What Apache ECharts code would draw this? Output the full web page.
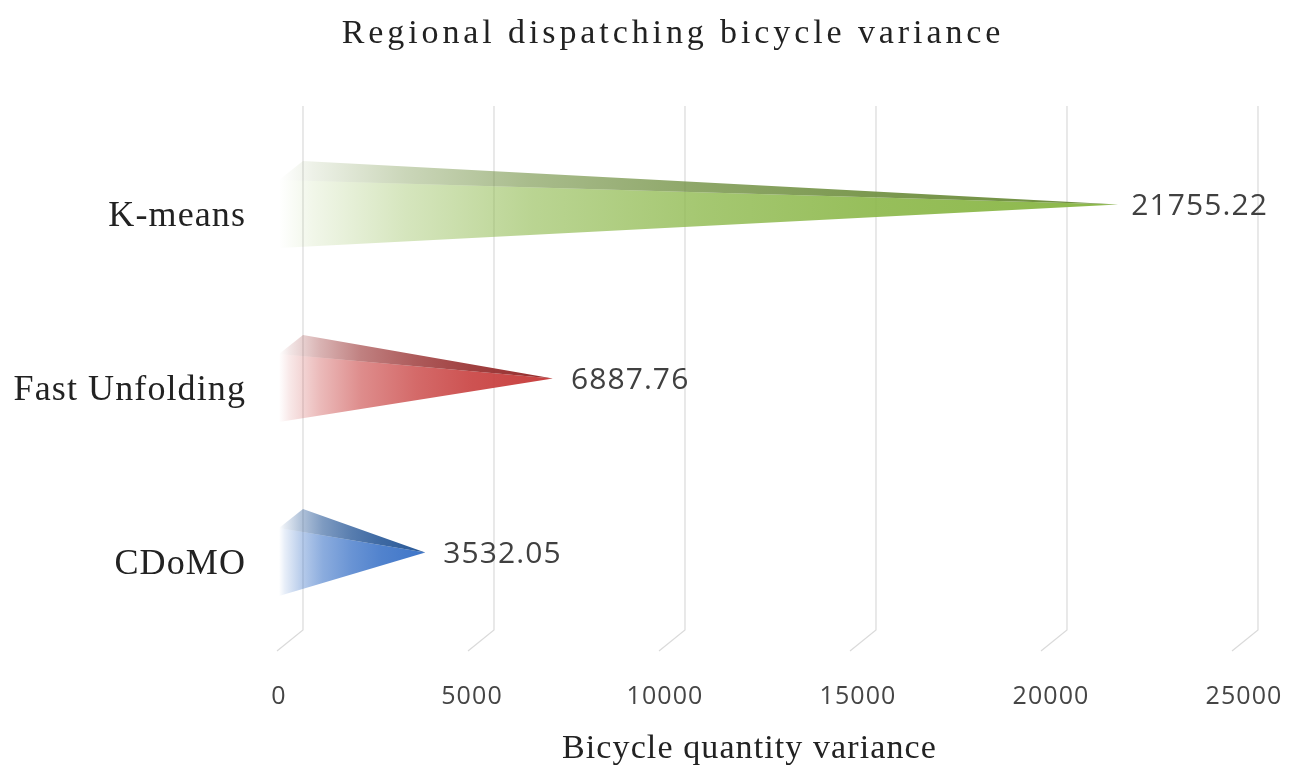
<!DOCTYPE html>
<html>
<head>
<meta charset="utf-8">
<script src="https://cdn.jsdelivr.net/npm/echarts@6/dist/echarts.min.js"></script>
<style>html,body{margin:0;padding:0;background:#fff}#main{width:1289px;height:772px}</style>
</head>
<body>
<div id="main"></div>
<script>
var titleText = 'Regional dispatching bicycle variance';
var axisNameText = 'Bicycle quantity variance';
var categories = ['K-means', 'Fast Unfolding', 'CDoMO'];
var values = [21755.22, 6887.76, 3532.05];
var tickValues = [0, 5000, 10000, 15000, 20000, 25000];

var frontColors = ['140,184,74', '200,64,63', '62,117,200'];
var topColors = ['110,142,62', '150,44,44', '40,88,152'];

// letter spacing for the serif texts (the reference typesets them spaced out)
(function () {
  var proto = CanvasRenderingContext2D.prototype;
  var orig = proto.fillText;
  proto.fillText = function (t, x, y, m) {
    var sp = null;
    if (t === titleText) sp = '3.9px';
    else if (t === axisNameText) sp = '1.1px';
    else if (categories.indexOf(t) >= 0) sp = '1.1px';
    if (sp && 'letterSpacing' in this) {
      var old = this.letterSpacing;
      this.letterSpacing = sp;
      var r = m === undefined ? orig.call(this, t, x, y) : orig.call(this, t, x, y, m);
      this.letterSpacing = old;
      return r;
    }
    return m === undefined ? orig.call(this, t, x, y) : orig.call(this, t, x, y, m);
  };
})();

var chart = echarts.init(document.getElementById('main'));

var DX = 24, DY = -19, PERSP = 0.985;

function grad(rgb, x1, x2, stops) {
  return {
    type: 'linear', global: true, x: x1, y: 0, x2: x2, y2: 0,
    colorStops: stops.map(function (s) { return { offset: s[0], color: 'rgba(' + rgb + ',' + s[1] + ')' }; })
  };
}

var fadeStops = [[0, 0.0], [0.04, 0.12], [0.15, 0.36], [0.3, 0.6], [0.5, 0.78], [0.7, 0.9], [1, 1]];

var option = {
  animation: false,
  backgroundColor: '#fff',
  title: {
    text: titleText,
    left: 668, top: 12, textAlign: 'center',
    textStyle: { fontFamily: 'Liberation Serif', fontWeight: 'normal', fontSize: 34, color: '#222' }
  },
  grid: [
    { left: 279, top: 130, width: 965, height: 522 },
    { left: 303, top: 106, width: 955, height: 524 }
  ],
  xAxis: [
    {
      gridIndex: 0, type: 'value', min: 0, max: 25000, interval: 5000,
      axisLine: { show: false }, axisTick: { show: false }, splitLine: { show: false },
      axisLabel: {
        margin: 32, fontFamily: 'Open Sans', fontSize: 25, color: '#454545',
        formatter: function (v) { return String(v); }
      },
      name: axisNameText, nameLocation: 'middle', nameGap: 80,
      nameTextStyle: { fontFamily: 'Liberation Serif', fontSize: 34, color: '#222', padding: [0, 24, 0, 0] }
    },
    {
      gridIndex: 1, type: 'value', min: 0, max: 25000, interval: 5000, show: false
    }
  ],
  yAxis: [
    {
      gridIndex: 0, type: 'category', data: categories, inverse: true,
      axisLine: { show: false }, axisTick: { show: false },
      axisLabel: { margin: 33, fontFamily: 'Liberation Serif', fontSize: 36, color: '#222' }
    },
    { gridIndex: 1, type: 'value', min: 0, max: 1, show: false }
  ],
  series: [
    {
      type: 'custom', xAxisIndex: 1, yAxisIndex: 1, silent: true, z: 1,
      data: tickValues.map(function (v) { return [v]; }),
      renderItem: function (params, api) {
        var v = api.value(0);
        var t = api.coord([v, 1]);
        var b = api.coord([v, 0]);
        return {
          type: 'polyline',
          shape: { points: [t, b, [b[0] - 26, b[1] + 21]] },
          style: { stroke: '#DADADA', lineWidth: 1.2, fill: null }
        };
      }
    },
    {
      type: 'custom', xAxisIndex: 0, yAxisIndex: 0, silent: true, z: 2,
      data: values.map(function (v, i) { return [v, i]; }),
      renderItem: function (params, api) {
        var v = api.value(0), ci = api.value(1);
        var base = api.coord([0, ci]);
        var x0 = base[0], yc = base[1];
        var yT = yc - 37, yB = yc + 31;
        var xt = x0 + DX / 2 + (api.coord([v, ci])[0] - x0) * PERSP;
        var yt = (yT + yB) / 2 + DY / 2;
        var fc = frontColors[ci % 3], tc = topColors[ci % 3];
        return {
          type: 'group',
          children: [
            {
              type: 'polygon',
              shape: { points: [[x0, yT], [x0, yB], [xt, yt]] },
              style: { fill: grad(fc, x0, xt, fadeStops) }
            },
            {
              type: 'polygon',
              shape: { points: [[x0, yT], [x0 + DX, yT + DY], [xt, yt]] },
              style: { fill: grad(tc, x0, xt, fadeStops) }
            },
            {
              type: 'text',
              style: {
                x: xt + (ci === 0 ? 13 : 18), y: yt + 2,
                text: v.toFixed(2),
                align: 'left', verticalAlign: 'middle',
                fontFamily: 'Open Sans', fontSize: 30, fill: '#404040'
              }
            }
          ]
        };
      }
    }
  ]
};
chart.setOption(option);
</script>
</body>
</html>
--
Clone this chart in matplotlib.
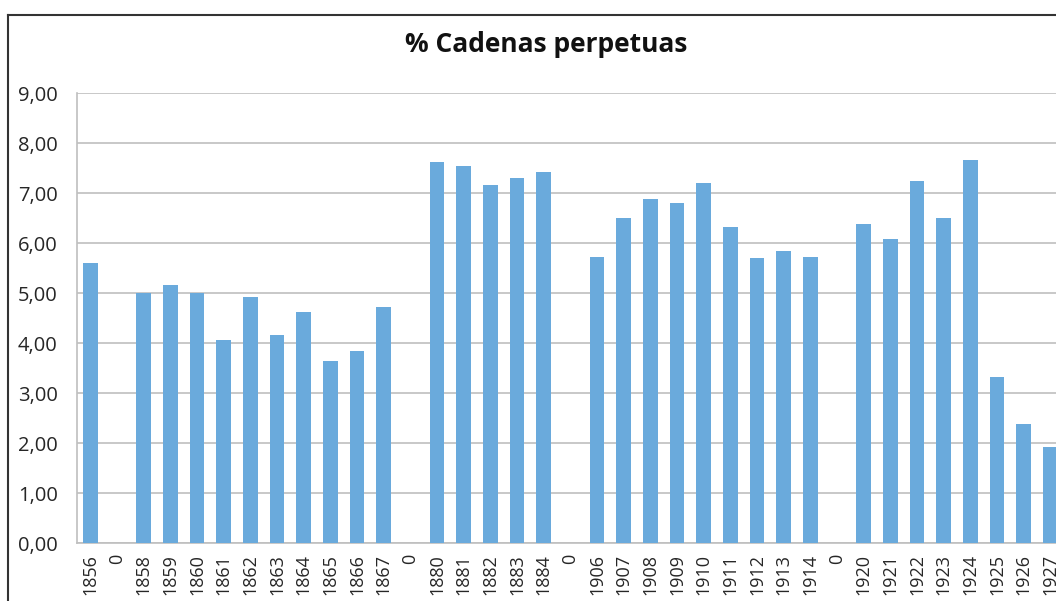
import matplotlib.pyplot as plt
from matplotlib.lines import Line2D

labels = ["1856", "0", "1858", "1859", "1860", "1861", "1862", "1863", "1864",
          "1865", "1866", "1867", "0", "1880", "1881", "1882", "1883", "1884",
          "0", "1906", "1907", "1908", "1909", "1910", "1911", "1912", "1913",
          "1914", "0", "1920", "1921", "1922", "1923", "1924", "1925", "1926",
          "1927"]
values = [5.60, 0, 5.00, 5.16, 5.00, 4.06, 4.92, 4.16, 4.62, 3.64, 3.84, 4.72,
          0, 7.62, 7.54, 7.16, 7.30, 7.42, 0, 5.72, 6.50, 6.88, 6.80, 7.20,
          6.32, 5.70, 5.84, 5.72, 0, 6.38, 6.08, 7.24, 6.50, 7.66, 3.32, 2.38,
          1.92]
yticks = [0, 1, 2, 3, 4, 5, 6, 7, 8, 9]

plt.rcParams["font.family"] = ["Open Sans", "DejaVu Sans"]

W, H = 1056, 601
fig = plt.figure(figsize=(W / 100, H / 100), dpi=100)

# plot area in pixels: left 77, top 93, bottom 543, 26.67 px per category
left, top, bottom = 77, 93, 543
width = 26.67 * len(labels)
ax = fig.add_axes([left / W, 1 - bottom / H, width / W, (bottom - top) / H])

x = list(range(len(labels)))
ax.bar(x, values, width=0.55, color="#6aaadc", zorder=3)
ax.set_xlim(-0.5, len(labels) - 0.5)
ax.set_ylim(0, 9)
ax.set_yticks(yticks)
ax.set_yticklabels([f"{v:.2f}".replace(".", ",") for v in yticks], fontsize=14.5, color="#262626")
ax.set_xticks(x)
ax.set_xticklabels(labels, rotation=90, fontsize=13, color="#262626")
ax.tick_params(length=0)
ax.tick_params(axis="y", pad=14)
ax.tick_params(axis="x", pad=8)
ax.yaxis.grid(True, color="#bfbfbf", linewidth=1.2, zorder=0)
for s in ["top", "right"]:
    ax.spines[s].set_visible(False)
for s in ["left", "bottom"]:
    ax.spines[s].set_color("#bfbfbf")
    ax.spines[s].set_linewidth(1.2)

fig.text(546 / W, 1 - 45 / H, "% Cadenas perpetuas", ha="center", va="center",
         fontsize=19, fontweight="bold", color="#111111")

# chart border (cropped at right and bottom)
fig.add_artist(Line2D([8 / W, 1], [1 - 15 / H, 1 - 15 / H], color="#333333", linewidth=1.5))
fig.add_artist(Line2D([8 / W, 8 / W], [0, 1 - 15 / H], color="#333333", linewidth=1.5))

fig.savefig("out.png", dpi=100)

TASK TO CARRY OUT:
From the records above, quote word for word only the lines beginning at the line that has "What Apache ECharts" and stopping after the line that has "[0.7, 0.9], [1, 1]];". Omit the pictures.

OUTPUT FOR THIS EXERCISE:
What Apache ECharts code would draw this? Output the full web page.
<!DOCTYPE html>
<html>
<head>
<meta charset="utf-8">
<script src="https://cdn.jsdelivr.net/npm/echarts@6/dist/echarts.min.js"></script>
<style>html,body{margin:0;padding:0;background:#fff}#main{width:1289px;height:772px}</style>
</head>
<body>
<div id="main"></div>
<script>
var titleText = 'Regional dispatching bicycle variance';
var axisNameText = 'Bicycle quantity variance';
var categories = ['K-means', 'Fast Unfolding', 'CDoMO'];
var values = [21755.22, 6887.76, 3532.05];
var tickValues = [0, 5000, 10000, 15000, 20000, 25000];

var frontColors = ['140,184,74', '200,64,63', '62,117,200'];
var topColors = ['110,142,62', '150,44,44', '40,88,152'];

// letter spacing for the serif texts (the reference typesets them spaced out)
(function () {
  var proto = CanvasRenderingContext2D.prototype;
  var orig = proto.fillText;
  proto.fillText = function (t, x, y, m) {
    var sp = null;
    if (t === titleText) sp = '3.9px';
    else if (t === axisNameText) sp = '1.1px';
    else if (categories.indexOf(t) >= 0) sp = '1.1px';
    if (sp && 'letterSpacing' in this) {
      var old = this.letterSpacing;
      this.letterSpacing = sp;
      var r = m === undefined ? orig.call(this, t, x, y) : orig.call(this, t, x, y, m);
      this.letterSpacing = old;
      return r;
    }
    return m === undefined ? orig.call(this, t, x, y) : orig.call(this, t, x, y, m);
  };
})();

var chart = echarts.init(document.getElementById('main'));

var DX = 24, DY = -19, PERSP = 0.985;

function grad(rgb, x1, x2, stops) {
  return {
    type: 'linear', global: true, x: x1, y: 0, x2: x2, y2: 0,
    colorStops: stops.map(function (s) { return { offset: s[0], color: 'rgba(' + rgb + ',' + s[1] + ')' }; })
  };
}

var fadeStops = [[0, 0.0], [0.04, 0.12], [0.15, 0.36], [0.3, 0.6], [0.5, 0.78], [0.7, 0.9], [1, 1]];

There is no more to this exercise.